The rights of mutual fund investors to fair advisory fees trump the rights of independent mutual fund trustees to attorney-client confidentiality, says a Washington State federal district court judge in a recent ruling involving Pacific Investment Management Company (Pimco). Independent trustees to Pimco’s Total Return Fund must now fork over two hundred pages of privileged communications Pimco’s independent trustees had with their legal counsel about the advisory fees Pimco earned .
Those fees are at the heart of a lawsuit filed by a disgruntled investor against Newport Beach, California-based Pimco in late 2014. Robert Kenny of Clinton Island, Washington State, alleges that Pimco’s Total Return Fund earned excessive advisory fees because the fund’s investment adviser didn’t act in the best interests of investors. He claims that the advisory fees far exceeded the value of the services rendered and only served to bolster the excessive compensation of C-level executives. They include former chief investment officer Bill Gross who earned more than $200 million in compensation in 2013. That is the year Pimco was paid a total of US$1.2 billion in advisory fees, alleges Kenny, while its Total Return Fund suffered its worst performance since 1994. It lost 1.92 percent in value. Gross, who launched the fund in May 1987, left the following year to join Janus Capital Group.
Although independent trustees weren’t party to the lawsuit against Pimco, the judge’s decision has generated plenty of angst in the mutual fund industry where independent trustees rely on external legal advice on how to administer mutual funds. “Often such cases [involving excessive fees] have been settled out of court with the investment adviser agreeing to reduce its advisory fees,” says David Mahaffey, co-chair of the investment management practice at the law firm of Sullivan & Worcester in Washington DC.
The stakes in Pimco’s case are even higher. Should Kenny win his case, he and other shareholders of Pimco’s Total Return Fund could receive all or part of the advisory fees paid. Investors in other lawsuits cases involving excessive fees could also capitalize on the recent ruling to obtain otherwise confidential information. Such disclosure could even be extended beyond just excessive fees.
“Fund trustees should not automatically assume the attorney-client privilege applies in all situations in the boardroom,” says Jay Baris, a partner at Morrison & Foerster, who chairs the the law firm’s investment management practice. “If followed by other courts, this case could have a chilling effect on the conversations between independent fund trustees and their counsel, especially when they seek independent counsel on matters related to contract renewals, compliance, compensation and a host of governance issues.”

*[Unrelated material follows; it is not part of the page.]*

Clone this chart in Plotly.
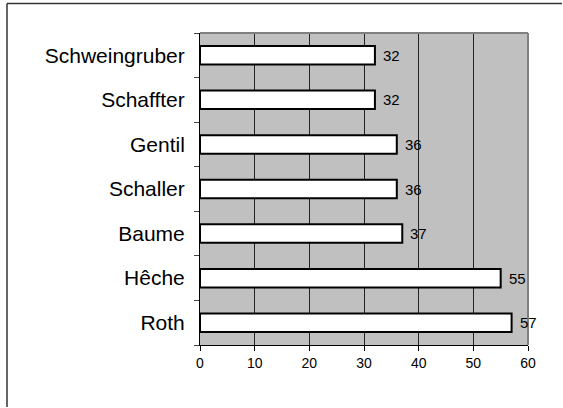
import plotly.graph_objects as go

names = ["Schweingruber", "Schaffter", "Gentil", "Schaller", "Baume", "Hêche", "Roth"]
values = [32, 32, 36, 36, 37, 55, 57]
x_ticks = [0, 10, 20, 30, 40, 50, 60]

W, H = 563, 408
L, R, T, B = 200, 35, 33, 63
pw, ph = W - L - R, H - T - B

def px_to_paper_x(px):
    return (px - L) / pw

def px_to_paper_y(py):
    return (H - B - py) / ph

FONT = "Arial, Liberation Sans, sans-serif"

fig = go.Figure()
fig.add_trace(go.Bar(
    x=values, y=names, orientation="h",
    marker=dict(color="white", line=dict(color="black", width=2)),
    width=0.415,
    hoverinfo="skip",
))

for n, v in zip(names, values):
    fig.add_annotation(x=v, y=n, text=str(v), showarrow=False,
                       xanchor="left", xshift=6,
                       font=dict(family=FONT, size=15, color="black"))

fig.update_layout(
    width=W, height=H,
    margin=dict(l=L, r=R, t=T, b=B, pad=0),
    paper_bgcolor="white",
    plot_bgcolor="#c0c0c0",
    showlegend=False,
    font=dict(family=FONT, color="black"),
    xaxis=dict(
        range=[0, 60], tickvals=x_ticks, ticktext=[str(t) for t in x_ticks],
        showgrid=True, gridcolor="#222222", gridwidth=1,
        showline=True, linecolor="black", linewidth=1,
        ticks="outside", ticklen=5, tickcolor="black",
        tickfont=dict(size=14, family=FONT),
        zeroline=False, fixedrange=True,
    ),
    yaxis=dict(
        categoryorder="array", categoryarray=names[::-1],
        showgrid=False,
        showline=True, linecolor="black", linewidth=1,
        ticks="outside", ticklen=5, tickcolor="#444444",
        tickson="boundaries",
        tickfont=dict(size=21, family=FONT),
        ticklabelstandoff=10,
        zeroline=False, fixedrange=True,
    ),
    shapes=[
        dict(type="line", xref="paper", yref="paper", x0=0, x1=1, y0=1, y1=1,
             line=dict(color="#808080", width=2)),
        dict(type="line", xref="paper", yref="paper", x0=1, x1=1, y0=0, y1=1,
             line=dict(color="#808080", width=2)),
        dict(type="line", xref="paper", yref="paper",
             x0=px_to_paper_x(7), x1=px_to_paper_x(W - 1),
             y0=px_to_paper_y(3.5), y1=px_to_paper_y(3.5),
             line=dict(color="#333333", width=1.5)),
        dict(type="line", xref="paper", yref="paper",
             x0=px_to_paper_x(7), x1=px_to_paper_x(7),
             y0=px_to_paper_y(3.5), y1=px_to_paper_y(H - 1),
             line=dict(color="#333333", width=1.5)),
    ],
)

fig.write_html(
    "out.html",
    config={"displayModeBar": False, "staticPlot": True},
    post_script=(
        "var s=document.createElement('style');"
        "s.textContent='html,body{margin:0;padding:0;overflow:hidden;scrollbar-width:none;}"
        "::-webkit-scrollbar{display:none;width:0;height:0;}';"
        "document.head.appendChild(s);"
        "document.documentElement.style.overflow='hidden';"
        "document.body.style.margin='0';"
        "document.body.style.overflow='hidden';"
    ),
)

Kenny’s case, still in the discovery phase, rests largely on 200 pages of documentation representing emails and other communications made by the fund’s independent trustees. The independent trustees have good reason not to want to surrender any information on their discussions with legal counsel. Judge Ricardo Martinez will be evaluating the process used by the board to approve Pimco’s advisory fees and the written notes of a former independent trustee could prove incriminating. “If Pimco was overpaid so outrageously then we the trustees must be authorizing payments/fees to Pimco that were too high,” says William Popejoy who complained about Gross’ compensation at a February 2014 board meeting. Popejoy subsequently alleged he was ousted from the board because of his stance.
Judge Martinez disagreed with the decision of the independent trustees not to produce the documentation on the grounds that their communications with external counsel was protected by attorney-client privilege. He ruled that because Pimco’s Total Return Fund was organized as a business trust in Massachusetts, the independent trustees are acting as fiduciaries on behalf of shareholders. It is the shareholders who are the true clients of the external legal counsel. Therefore, any communications between the independent trustees and legal counsel should be made available to shareholders. “Only where the trustee shows that he or she obtained legal advise for his or her personal protection or independent personal purpose will the client privilege survive,” says the judge in his ruling. That legal advice would be protected in the case of pending litigation against the trustee.
“The judge’s ruling isn’t the first time the fiduciary exception to attorney-client privilege has been applied. However, it is the first time that it has been applied to a mutual fund trustee,” explains Niels Holch, director of the Washington, D.C. based Coalition of Mutual Fund Investors, which tracks investor litigation against mutual funds. Until now, the exception has only been applied in cases involving employers offering pension plans governed under ERISA or simple trusts.
Judge Martinez says there should be no distinction between mutual funds and pension plans, but some legal experts disagree. “Mutual funds are created as trusts, but that doesn’t mean that the independent trustees should be treated like trustees of an ordinary trust,” says Mahaffey. “The judge’s ruling misinterprets the structure of the mutual fund and the role of trustees who are the equivalent of a corporate board of directors. Other states, besides Maryland have similar corporate structures available for organizing mutual funds.”
So far, the US Securities and Exchange Commission has not issued any guidance on what specific metrics should be used to determine fair advisory fees. Legal experts say that it is unlikely it will do so but they hope the SEC will issue further clarifications on the obligations of independent trustees and more importantly the status of their communications with external counsel.